Discrepancy in stability conditions when calculating via RH criterion and Nyquist criteria

Question

I have the following open loop transfer function for a unity feedback system.

$$G(s)=\frac{K(s+20)^2}{s^3}$$

1.When using RH criterion it can be easily proved that the closed loop transfer function is valid for $K>10$.

2.Trying with Nyquist criteria for stability : $$|G(jw)_{w=w_{pc}}| \leq 1$$

Here $w_{pc}$ is the phase cross over frequency ($\angle G(jw)_{w=w_{pc}}=-180^\circ$). First solving for $w_pc$, I get the value as $20$ rad/sec and $|G(jw)_{w=20}|=\frac {K}{10}$ thus, using it with the nyquist criteria gives me $K<10$.

I don't understand why there is a difference. What am I missing?

Answer 1

As pointed out in fibonatic's answer, you didn't actually use the Nyquist stability criterion by just computing gain or phase margins. The latter cannot generally be used to check the stability of a system. Instead, gain and phase margins are used to describe the robustness of a stable system with respect to changes in gain or phase. This means that the use of gain and phase margins assumes stability a priori.

The Nyquist stability criterion uses the trace of the open loop transfer function $G(s)$ in the complex plane to check the stability of the corresponding closed-loop transfer function.

The figures below show the traces of $G(s)$ for two different values of $K$ ($K=5$ and $K=15$). The traces show the behavior of $G(s)$ for $s=j\omega$ with $\omega$ moving from $-\infty$ to $\infty$. What is not shown in the plots is the path connecting the branches labeled $\omega=0^-$ and $\omega=0^+$. That path is a circle with an infinite radius moving clockwise $1.5$ times around the origin of the complex plane. That means that in the left plot, which corresponds to an unstable system, the point $-1+j0$ (the red cross) is encircled twice in a clockwise fashion. Consequently, according to the Nyquist stability criterion, the closed-loop transfer function has two poles in the right half-plane. The plot on the right shows the trace of a stable system.

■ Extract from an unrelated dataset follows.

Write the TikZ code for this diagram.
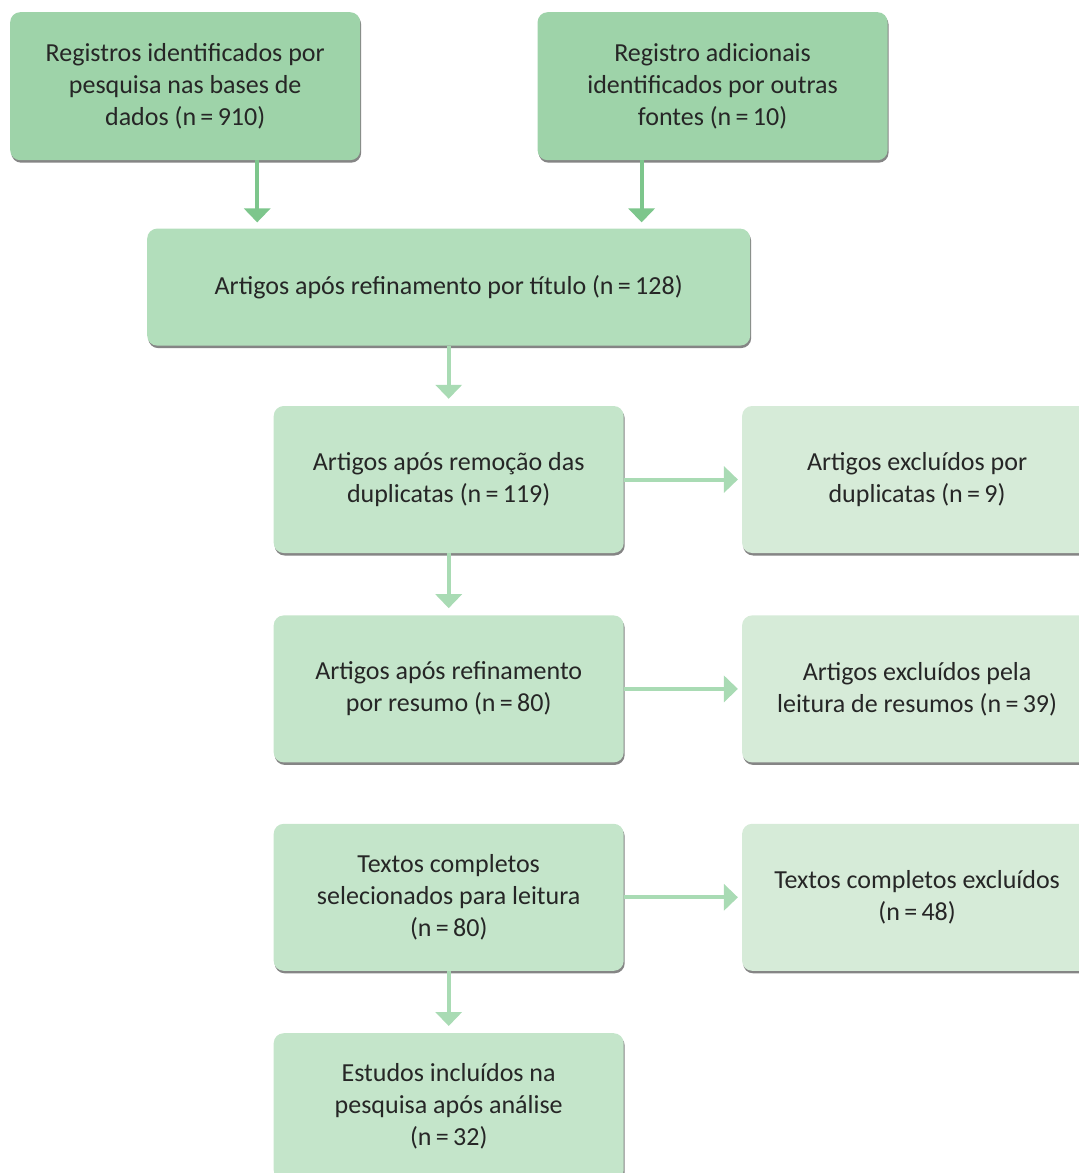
\documentclass[tikz,border=0pt]{standalone}
\usepackage{fontspec}
\setmainfont{Carlito}
\usetikzlibrary{arrows.meta,shadows}
\definecolor{boxtop}{HTML}{9ED3A9}
\definecolor{boxmid}{HTML}{B2DEBB}
\definecolor{boxleft}{HTML}{C4E5CA}
\definecolor{boxright}{HTML}{D6EBD8}
\definecolor{arrowdark}{HTML}{7DC68C}
\definecolor{arrowlight}{HTML}{A9DBB4}
\definecolor{textgray}{HTML}{262626}
\begin{document}
\begin{tikzpicture}
\begin{scope}

\tikzstyle{box} = [minimum width=350pt,minimum height=147pt,rounded corners=10pt,align=center,text=textgray,font=\fontsize{26pt}{32pt}\selectfont,drop shadow={shadow xshift=1pt,shadow yshift=-2.5pt,fill=black!60,opacity=0.8}];
\tikzstyle{node1} = [box,fill=boxtop,minimum height=148pt];
\tikzstyle{node2} = [box,fill=boxmid,minimum width=603pt,minimum height=117pt];
\tikzstyle{node3} = [box,fill=boxleft];
\tikzstyle{node4} = [box,fill=boxright];
\tikzstyle{arrow1} = [line width=4pt,draw=arrowdark,-{Triangle[width=26pt,length=14pt]}];
\tikzstyle{arrow2} = [line width=4pt,draw=arrowlight,-{Triangle[width=26pt,length=14pt]}];

\useasboundingbox (0,0) rectangle (1079pt,-1173pt);

\node [node1,anchor=north west] (s1) at (10pt,-12pt) {Registros identificados por\\pesquisa nas bases de\\dados (n\,=\,910)};
\node [node1,anchor=north west] (s2) at ([xshift=177pt]s1.north east) {Registro adicionais\\identificados por outras\\fontes (n\,=\,10)};
\node [node2,anchor=north west] (c1) at ([xshift=137pt,yshift=-68pt]s1.south west) {Artigos após refinamento por título (n\,=\,128)};

\node [node3,anchor=north] (d1) at ([yshift=-60pt]c1.south) {Artigos após remoção das\\duplicatas (n\,=\,119)};
\node [node4,anchor=west] (e1) at ([xshift=118pt]d1.east) {Artigos excluídos por\\duplicatas (n\,=\,9)};
\node [node3,anchor=north] (f1) at ([yshift=-62pt]d1.south) {Artigos após refinamento\\por resumo (n\,=\,80)};
\node [node4,anchor=west] (g1) at ([xshift=118pt]f1.east) {Artigos excluídos pela\\leitura de resumos (n\,=\,39)};
\node [node3,anchor=north] (h1) at ([yshift=-61pt]f1.south) {Textos completos\\selecionados para leitura\\(n\,=\,80)};
\node [node4,anchor=west] (i1) at ([xshift=118pt]h1.east) {Textos completos excluídos\\(n\,=\,48)};
\node [node3,anchor=north] (j1) at ([yshift=-62pt]h1.south) {Estudos incluídos na\\pesquisa após análise\\(n\,=\,32)};

\draw [arrow1,shorten >=6pt] ([xshift=72pt]s1.south) -- ([xshift=72pt]s1.south |- c1.north);
\draw [arrow1,shorten >=6pt] ([xshift=-71pt]s2.south) -- ([xshift=-71pt]s2.south |- c1.north);
\draw [arrow2,shorten >=7pt] (c1.south) -- (d1.north);
\draw [arrow2,shorten >=4pt] (d1.east) -- (e1.west);
\draw [arrow2,shorten >=7pt] (d1.south) -- (f1.north);
\draw [arrow2,shorten >=4pt] (f1.east) -- (g1.west);
\draw [arrow2,shorten >=4pt] (h1.east) -- (i1.west);
\draw [arrow2,shorten >=7pt] (h1.south) -- (j1.north);

\end{scope}
\end{tikzpicture}
\end{document}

There is no clockwise encirclement of the point $-1+j0$, i.e., that point is always to the left of the trace.

Note that for the stable system (the plot on the right), the point where the phase of $G(j\omega)$ equals $\pm 180$ degrees, i.e., the point where the trace crosses the real axis lies to the left of $-1+j0$, i.e., it corresponds to a magnitude $|G(j\omega)|>1$. This means that the gain margin is negative even though the system is stable. Consequently, a negative gain margin does not generally imply that the system is unstable, and, vice-versa, form the left plot we see that a positive gain margin does not generally imply stability.

Answer 2

The full Nyquist criterion can be summarized to the equation $N=Z-P$, where $N$ is equal to the number of encirclements in the clockwise direction of the minus one point, $Z$ is the number of right half plane closed loop poles and $P$ is the number of open loop unstable poles. So for closed loop stability you want $Z=0$, so $P$ counterclockwise encirclements of the minus one point. If the open loop is stable and you want the closed loop the be stable as well, then this simplifies to that you always keep the minus one point on your left, or in other words rotate around the minus one point in counterclockwise direction.

It can be noted that scaling the open loop transfer function by a constant $K$ then the Nyquist plot also gets scaled by this constant. When determining the closed loop stability this is equivalent to scaling the minus one point by $1/K$.